Growing up, Cruz was shaped by several people. As a child, he was a student of Rolland Storey, who maintained that the US government only takes from its citizens. Cruz also paid heed to W. Cleon Skousen, an ex-FBI agent who cited the Tenth Amendment in arguing that the federal government may not assume powers that aren’t explicitly detailed in the Constitution. At Princeton, Cruz was influenced by Robert George, who believed in “New Natural Law,” an offshoot of Christian conservatism that maintains fetuses should be granted constitutional rights. Cruz’s father, Rafael Cruz, a Cuban-born Christian minister, is known for making jaw-dropping pronouncements. He told BuzzFeed News that LGBT activists will try to “legalize pedophiles.”
As a star Princeton debater, Cruz grasped the power of language and had a remarkable ability to frame ideas. In a senior thesis promoting states’ rights, he said he would “elaborate upon a conception of the Ninth and Tenth Amendments which revitalizes the Founders’ commitment to limiting government, to restraining the reach of our none-too-angelic leaders.”
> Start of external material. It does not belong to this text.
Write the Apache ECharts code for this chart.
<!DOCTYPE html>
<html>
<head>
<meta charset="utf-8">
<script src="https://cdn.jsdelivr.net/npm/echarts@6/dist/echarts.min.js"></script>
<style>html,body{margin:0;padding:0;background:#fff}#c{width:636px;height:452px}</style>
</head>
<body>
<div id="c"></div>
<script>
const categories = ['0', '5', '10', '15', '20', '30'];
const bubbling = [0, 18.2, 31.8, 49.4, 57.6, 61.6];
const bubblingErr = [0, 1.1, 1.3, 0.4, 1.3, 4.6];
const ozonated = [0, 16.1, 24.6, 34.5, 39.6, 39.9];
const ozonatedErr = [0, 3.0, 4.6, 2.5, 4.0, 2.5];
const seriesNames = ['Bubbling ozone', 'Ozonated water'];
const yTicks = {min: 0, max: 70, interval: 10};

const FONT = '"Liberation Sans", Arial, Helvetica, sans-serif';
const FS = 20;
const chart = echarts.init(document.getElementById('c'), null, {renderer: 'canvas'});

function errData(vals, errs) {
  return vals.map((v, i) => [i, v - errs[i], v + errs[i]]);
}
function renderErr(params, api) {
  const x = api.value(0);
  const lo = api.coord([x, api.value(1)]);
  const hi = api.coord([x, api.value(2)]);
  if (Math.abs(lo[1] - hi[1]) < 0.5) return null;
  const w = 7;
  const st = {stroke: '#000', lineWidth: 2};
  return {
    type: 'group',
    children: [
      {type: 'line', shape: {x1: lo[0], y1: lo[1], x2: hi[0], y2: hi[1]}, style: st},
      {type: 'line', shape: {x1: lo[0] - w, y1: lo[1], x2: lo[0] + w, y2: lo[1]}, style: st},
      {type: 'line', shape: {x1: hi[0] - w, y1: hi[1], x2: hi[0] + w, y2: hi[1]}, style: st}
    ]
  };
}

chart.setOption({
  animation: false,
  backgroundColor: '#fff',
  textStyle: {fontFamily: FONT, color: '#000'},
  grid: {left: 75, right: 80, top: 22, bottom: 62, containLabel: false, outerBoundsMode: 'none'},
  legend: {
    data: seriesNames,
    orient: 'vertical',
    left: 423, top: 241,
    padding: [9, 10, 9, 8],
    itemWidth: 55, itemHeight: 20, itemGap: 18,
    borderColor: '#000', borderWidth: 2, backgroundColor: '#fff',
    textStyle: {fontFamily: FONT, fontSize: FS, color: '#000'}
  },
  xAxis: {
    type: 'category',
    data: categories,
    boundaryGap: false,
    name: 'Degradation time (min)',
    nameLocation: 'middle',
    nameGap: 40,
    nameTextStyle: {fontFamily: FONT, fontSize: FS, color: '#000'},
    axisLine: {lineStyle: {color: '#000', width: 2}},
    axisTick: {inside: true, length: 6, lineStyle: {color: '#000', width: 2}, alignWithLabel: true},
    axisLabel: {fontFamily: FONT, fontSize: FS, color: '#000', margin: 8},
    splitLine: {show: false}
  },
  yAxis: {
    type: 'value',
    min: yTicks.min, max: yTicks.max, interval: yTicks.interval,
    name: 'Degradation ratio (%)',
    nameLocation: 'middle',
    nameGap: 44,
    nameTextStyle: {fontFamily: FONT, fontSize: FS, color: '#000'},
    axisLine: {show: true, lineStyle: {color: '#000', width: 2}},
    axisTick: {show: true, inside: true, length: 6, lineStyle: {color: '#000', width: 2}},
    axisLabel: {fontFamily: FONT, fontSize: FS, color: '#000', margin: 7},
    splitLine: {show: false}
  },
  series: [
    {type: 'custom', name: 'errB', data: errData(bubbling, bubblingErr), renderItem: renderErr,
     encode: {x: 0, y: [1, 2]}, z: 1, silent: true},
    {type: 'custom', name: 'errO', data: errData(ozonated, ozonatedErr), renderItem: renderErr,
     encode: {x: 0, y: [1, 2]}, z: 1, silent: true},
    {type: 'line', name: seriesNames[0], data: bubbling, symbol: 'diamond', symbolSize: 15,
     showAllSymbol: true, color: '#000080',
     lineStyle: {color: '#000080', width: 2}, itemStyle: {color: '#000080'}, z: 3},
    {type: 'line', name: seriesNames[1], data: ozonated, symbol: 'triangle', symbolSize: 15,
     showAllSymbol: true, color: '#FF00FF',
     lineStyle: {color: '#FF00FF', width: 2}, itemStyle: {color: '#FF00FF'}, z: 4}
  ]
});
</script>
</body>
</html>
In 2003, he was appointed Texas solicitor general. He argued before the US Supreme Court nine times — all but once in his role as solicitor general. Five of the cases involved the death penalty. In 2005, he successfully made the case for a Ten Commandments monument on state capitol grounds in Austin.
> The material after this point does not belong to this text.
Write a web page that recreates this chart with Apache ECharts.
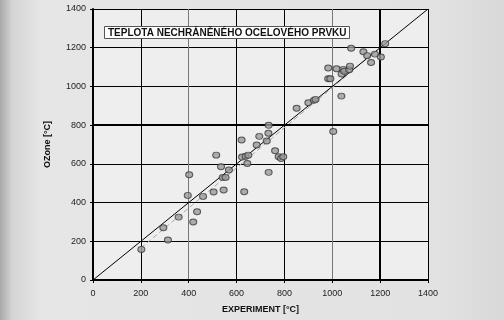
<!DOCTYPE html>
<html>
<head>
<meta charset="utf-8">
<script src="https://cdn.jsdelivr.net/npm/echarts@6/dist/echarts.min.js"></script>
<style>
html, body { margin: 0; padding: 0; }
body { background: linear-gradient(90deg, #a9a9a9 0px, #d4d4d4 12px, #e6e6e6 40px, #e2e2e2 440px, #d8d8d8 504px); }
#container { width: 504px; height: 320px; }
</style>
</head>
<body>
<div id="container"></div>
<script>
// osa a popisky
var axisTicks = [0, 200, 400, 600, 800, 1000, 1200, 1400];
var titleText = 'TEPLOTA NECHRÁNĚNÉHO OCELOVÉHO PRVKU';
// měřené body: [experiment, OZone]
var experiment = [202, 294, 313, 358, 396, 402, 419, 435, 460, 504, 515, 535, 542, 546, 554, 568,
	621, 623, 632, 638, 645, 649, 684, 695, 726, 733, 734, 734, 761, 776, 786, 795,
	851, 900, 923, 930, 983, 983, 992, 1004, 1018, 1038, 1039, 1046, 1050, 1071, 1074, 1079,
	1130, 1146, 1162, 1178, 1203, 1221];
var ozone = [158, 270, 207, 325, 437, 544, 300, 353, 432, 455, 645, 585, 530, 465, 530, 568,
	723, 635, 456, 639, 602, 645, 697, 742, 718, 758, 799, 556, 668, 637, 628, 637,
	887, 916, 928, 933, 1095, 1040, 1040, 767, 1091, 950, 1064, 1088, 1078, 1086, 1105, 1197,
	1179, 1159, 1124, 1167, 1152, 1221];
// přímka y = x a trend (odhad z obrázku)
var idealLine = [[0, 0], [1400, 1400]];
var trendLine = [[200, 165], [1170, 1170]];

var points = [];
for (var i = 0; i < experiment.length; i++) {
	points.push([experiment[i], ozone[i]]);
}

var dom = document.getElementById('container');
var myChart = echarts.init(dom);
var font = 'Arial, "Liberation Sans", sans-serif';

function tickLabel(v) {
	return String(v);
}

myChart.setOption({
	animation: false,
	backgroundColor: 'transparent',
	title: {
		text: titleText,
		left: 104,
		top: 26,
		padding: [2, 3, 1, 4],
		backgroundColor: '#ffffff',
		borderColor: '#555',
		borderWidth: 1,
		textStyle: { fontFamily: font, fontSize: 10, fontWeight: 'bold', color: '#111' }
	},
	grid: {
		left: 93, right: 76, top: 9, bottom: 40,
		show: true,
		backgroundColor: '#eeeeee',
		borderWidth: 0
	},
	xAxis: {
		type: 'value',
		min: axisTicks[0],
		max: axisTicks[axisTicks.length - 1],
		interval: 200,
		name: 'EXPERIMENT [°C]',
		nameLocation: 'middle',
		nameGap: 25,
		nameTextStyle: { fontFamily: font, fontSize: 9, fontWeight: 'bold', color: '#111' },
		axisLine: { lineStyle: { color: '#000', width: 2 } },
		axisTick: { show: true, length: 3, lineStyle: { color: '#000' } },
		axisLabel: { fontFamily: font, fontSize: 9, color: '#222', margin: 9, formatter: tickLabel },
		splitLine: { show: true, lineStyle: { color: ['#000', '#000', '#777', '#000', '#000', '#777', '#000', '#000'], width: 1 } }
	},
	yAxis: {
		type: 'value',
		min: axisTicks[0],
		max: axisTicks[axisTicks.length - 1],
		interval: 200,
		name: 'OZone [°C]',
		nameLocation: 'middle',
		nameGap: 41,
		nameRotate: 90,
		nameTextStyle: { fontFamily: font, fontSize: 9, fontWeight: 'bold', color: '#111' },
		axisLine: { lineStyle: { color: '#000', width: 2 } },
		axisTick: { show: true, length: 3, lineStyle: { color: '#000' } },
		axisLabel: { fontFamily: font, fontSize: 9, color: '#222', margin: 7, formatter: tickLabel },
		splitLine: { show: true, lineStyle: { color: '#000', width: 1 } }
	},
	series: [{
		type: 'line',
		data: idealLine,
		symbol: 'none',
		lineStyle: { color: '#000', width: 1 },
		z: 3,
		markLine: {
			silent: true,
			symbol: 'none',
			label: { show: false },
			lineStyle: { color: '#000', width: 2, type: 'solid' },
			data: [{ xAxis: 1200 }, { yAxis: 800 }]
		}
	}, {
		type: 'line',
		data: trendLine,
		symbol: 'none',
		lineStyle: { color: '#aaa', width: 1, type: [5, 3] },
		z: 2
	}, {
		type: 'scatter',
		data: points,
		symbol: 'circle',
		symbolSize: [7, 6],
		itemStyle: { color: '#9a9a9a', borderColor: '#3a3a3a', borderWidth: 1 },
		z: 5
	}]
});
</script>
</body>
</html>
In 2012, backed by the Tea Party, he earned the Republican nomination to the US Senate by beating establishment candidate Texas Lieutenant Governor David Dewhurst in a runoff election that gained national attention. (Cruz later easily won the seat.) Among his pronouncements, he said businessman/philanthropist George Soros wanted the federal government to close golf courses in the name of the environment.
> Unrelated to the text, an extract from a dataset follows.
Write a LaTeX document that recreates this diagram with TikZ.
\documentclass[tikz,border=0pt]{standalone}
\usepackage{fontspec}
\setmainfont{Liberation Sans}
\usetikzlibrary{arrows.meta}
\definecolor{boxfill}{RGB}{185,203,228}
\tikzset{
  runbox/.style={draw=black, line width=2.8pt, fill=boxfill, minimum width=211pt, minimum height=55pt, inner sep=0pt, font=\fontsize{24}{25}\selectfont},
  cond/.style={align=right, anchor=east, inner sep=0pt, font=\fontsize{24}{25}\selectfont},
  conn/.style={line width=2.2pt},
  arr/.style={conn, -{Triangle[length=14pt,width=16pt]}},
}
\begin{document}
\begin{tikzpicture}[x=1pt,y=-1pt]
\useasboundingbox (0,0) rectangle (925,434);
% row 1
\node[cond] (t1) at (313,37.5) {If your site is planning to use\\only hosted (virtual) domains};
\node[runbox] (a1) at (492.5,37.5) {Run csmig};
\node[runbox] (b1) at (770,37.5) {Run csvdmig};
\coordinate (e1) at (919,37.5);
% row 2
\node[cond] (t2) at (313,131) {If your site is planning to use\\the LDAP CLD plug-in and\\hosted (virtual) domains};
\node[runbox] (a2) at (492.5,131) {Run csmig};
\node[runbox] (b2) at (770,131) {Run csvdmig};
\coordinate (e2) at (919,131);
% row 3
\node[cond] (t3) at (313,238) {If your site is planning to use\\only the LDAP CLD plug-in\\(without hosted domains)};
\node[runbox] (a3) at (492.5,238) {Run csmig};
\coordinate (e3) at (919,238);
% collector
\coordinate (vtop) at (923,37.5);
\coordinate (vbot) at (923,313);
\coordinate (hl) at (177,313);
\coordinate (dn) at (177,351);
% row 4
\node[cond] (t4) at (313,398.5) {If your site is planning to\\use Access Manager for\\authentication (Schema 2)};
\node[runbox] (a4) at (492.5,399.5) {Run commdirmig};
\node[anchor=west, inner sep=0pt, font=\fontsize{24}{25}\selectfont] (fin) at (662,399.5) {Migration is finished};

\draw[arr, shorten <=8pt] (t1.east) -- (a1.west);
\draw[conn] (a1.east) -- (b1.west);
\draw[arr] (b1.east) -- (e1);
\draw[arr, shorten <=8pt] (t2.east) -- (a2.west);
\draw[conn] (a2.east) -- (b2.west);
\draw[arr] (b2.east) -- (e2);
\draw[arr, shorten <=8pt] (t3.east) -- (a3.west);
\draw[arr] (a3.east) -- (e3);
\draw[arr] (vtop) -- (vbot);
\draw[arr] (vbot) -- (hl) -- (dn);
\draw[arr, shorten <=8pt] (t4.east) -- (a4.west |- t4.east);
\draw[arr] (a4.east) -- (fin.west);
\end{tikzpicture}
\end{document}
His arrival in Washington, D.C., in 2013 was, in many ways, a continuation of a larger campaign Cruz had been running for years. More like a political revolutionary than a legislator, he engaged in a ongoing drive to present himself as the tribune of the angry, extreme religious right. He tied up Senate business with a 21-hour filibuster condemning the Affordable Care Act, which stood no chance of being repealed. In the course of his oratory marathon, Cruz referenced Ashton Kutcher, Toby Keith, and Darth Vader. He also read from Ayn Rand and Dr. Suess’ “Green Eggs and Ham.” He’s not well liked on the Hill.